'Collateral damage'

"I can't confirm numbers," Julian said, adding the military regretted every time civilians became "collateral damage" when troops tried to take out anti-government fighters.

Witnesses accompanying the wounded to Kandahar's main hospital said the dead included at least 23 children and 10 women.

"Seven women, including the bride, and three children were admitted to hospital in Kandahar," an AFP news agency reporter said.

Local residents said the attack was carried out after Taliban fighters fired on a US convoy in the Shah Wali Kot area of the province on Monday.

David Chater, reporting for Al Jazeera from Afghanistan, said he had been told by a cameraman that a coalition patrol had gone through a village and was fired on by Taliban fighters.

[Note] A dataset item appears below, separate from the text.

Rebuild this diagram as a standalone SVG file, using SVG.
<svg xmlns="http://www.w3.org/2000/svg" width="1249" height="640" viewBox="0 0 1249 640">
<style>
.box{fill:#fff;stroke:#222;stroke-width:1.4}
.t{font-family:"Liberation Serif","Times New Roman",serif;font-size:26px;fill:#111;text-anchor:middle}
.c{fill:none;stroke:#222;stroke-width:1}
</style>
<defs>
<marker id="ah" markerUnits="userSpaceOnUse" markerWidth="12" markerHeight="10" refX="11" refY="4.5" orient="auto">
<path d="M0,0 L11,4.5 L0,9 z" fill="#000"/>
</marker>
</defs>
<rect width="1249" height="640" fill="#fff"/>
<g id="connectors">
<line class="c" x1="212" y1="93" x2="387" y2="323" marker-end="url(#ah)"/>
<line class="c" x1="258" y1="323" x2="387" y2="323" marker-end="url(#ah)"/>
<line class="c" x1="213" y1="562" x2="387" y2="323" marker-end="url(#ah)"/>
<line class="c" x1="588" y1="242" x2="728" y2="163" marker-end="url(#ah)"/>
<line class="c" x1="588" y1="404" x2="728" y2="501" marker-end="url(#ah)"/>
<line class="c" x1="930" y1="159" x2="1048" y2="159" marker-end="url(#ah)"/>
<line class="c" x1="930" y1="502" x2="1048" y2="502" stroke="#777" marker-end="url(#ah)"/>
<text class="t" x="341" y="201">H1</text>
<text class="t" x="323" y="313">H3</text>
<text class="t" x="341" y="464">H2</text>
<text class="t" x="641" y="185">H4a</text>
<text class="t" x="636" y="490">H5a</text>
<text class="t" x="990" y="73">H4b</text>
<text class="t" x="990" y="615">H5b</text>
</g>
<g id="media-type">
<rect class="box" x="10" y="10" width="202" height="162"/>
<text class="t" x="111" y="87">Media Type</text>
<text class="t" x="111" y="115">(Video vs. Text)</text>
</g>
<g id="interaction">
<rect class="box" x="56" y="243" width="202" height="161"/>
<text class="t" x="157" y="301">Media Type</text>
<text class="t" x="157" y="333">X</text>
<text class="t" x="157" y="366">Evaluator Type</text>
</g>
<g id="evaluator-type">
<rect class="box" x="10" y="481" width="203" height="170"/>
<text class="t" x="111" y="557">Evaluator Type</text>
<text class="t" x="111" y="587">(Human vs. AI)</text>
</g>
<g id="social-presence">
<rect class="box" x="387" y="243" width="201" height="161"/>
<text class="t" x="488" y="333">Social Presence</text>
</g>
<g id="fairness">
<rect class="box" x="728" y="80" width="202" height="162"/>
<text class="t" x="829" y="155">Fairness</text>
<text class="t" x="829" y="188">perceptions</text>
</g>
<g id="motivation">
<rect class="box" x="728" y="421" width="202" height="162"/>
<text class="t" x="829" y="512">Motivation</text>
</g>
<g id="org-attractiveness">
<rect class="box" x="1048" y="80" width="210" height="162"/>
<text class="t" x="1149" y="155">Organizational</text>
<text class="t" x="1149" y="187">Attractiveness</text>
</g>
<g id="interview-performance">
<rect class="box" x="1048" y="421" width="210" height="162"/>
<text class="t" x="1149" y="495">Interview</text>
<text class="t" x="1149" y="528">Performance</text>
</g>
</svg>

"As a result of that Taliban fire they called in closed air support and there was a wedding party going on in that village - there were some 90 people in a house - and the missile landed there," he said.

Grief-stricken relative

Roozben Khan, the father of the bride, said he had lost six relatives.

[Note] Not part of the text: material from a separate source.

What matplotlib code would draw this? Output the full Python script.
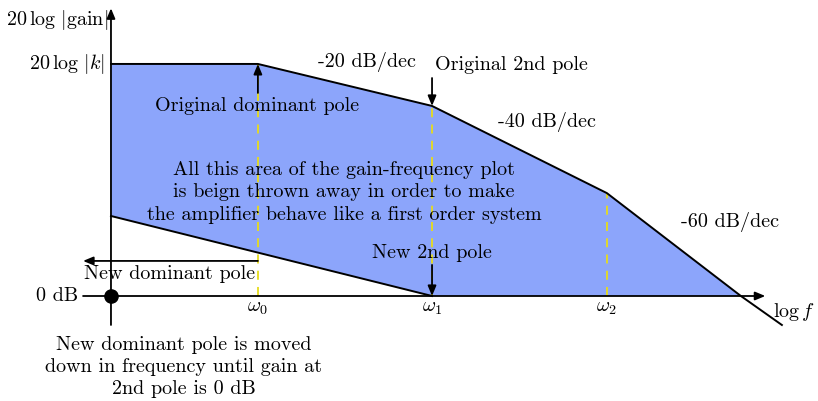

"I lost two sons, two grandsons, a nephew, my mother and a cousin," Khan said.

His daughter was among seven of his relatives who were wounded. The groom survived but his father, mother and sister were killed, he said.

Mullah Mohammad Asim, the village cleric, said he had counted 36 bodies.

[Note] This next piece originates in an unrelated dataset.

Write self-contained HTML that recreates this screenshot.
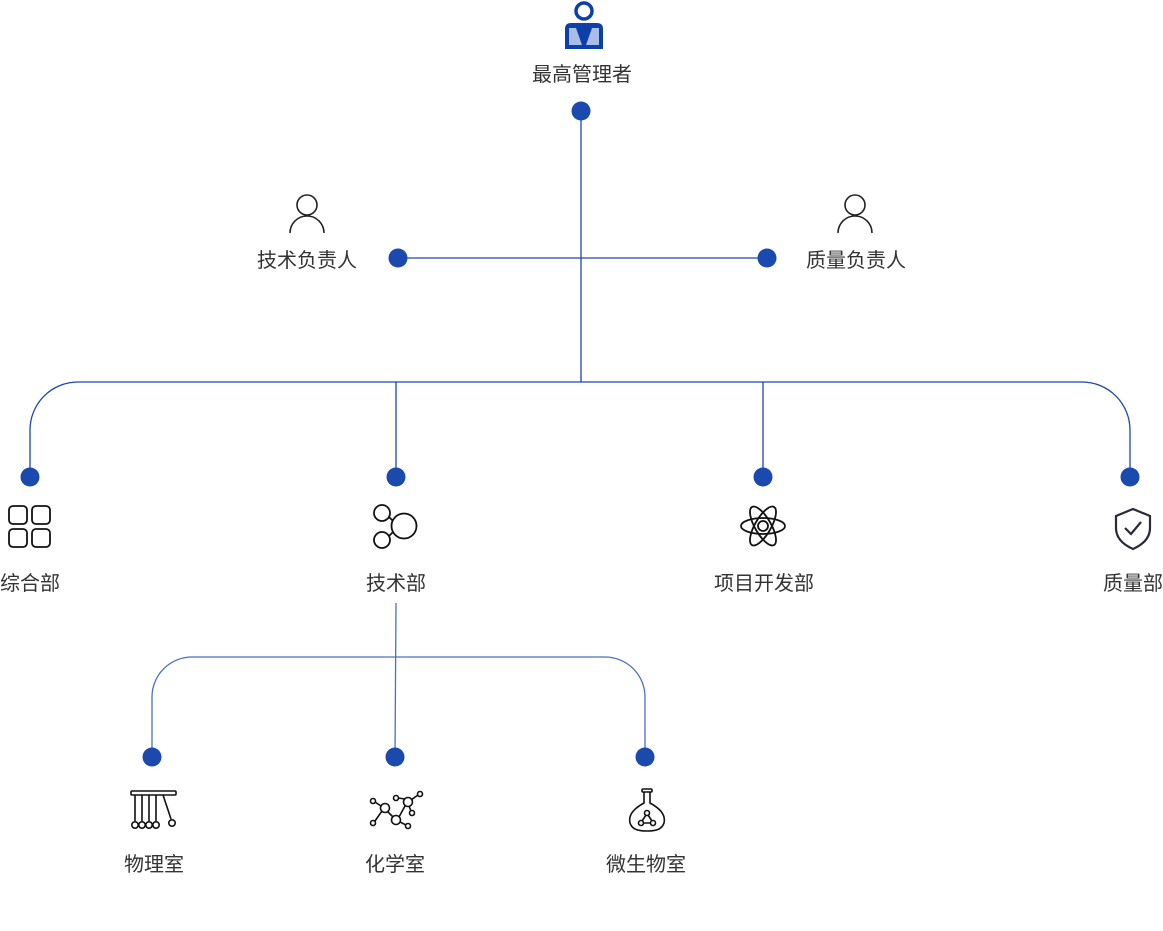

"They bombed six to seven houses. They pounded and fired into the village from afternoon until midnight," Asim said.

"At midnight, the Americans came and they took the men out of the houses and handcuffed them. But when they saw the death and the destruction, they removed the handcuffs and told us to take the wounded to hospital," he said.

The bombing is the latest in a string of incidents in which the US military has been accused of attacking innocent civilians.

The attacks have caused major friction between the US and the Afghan government.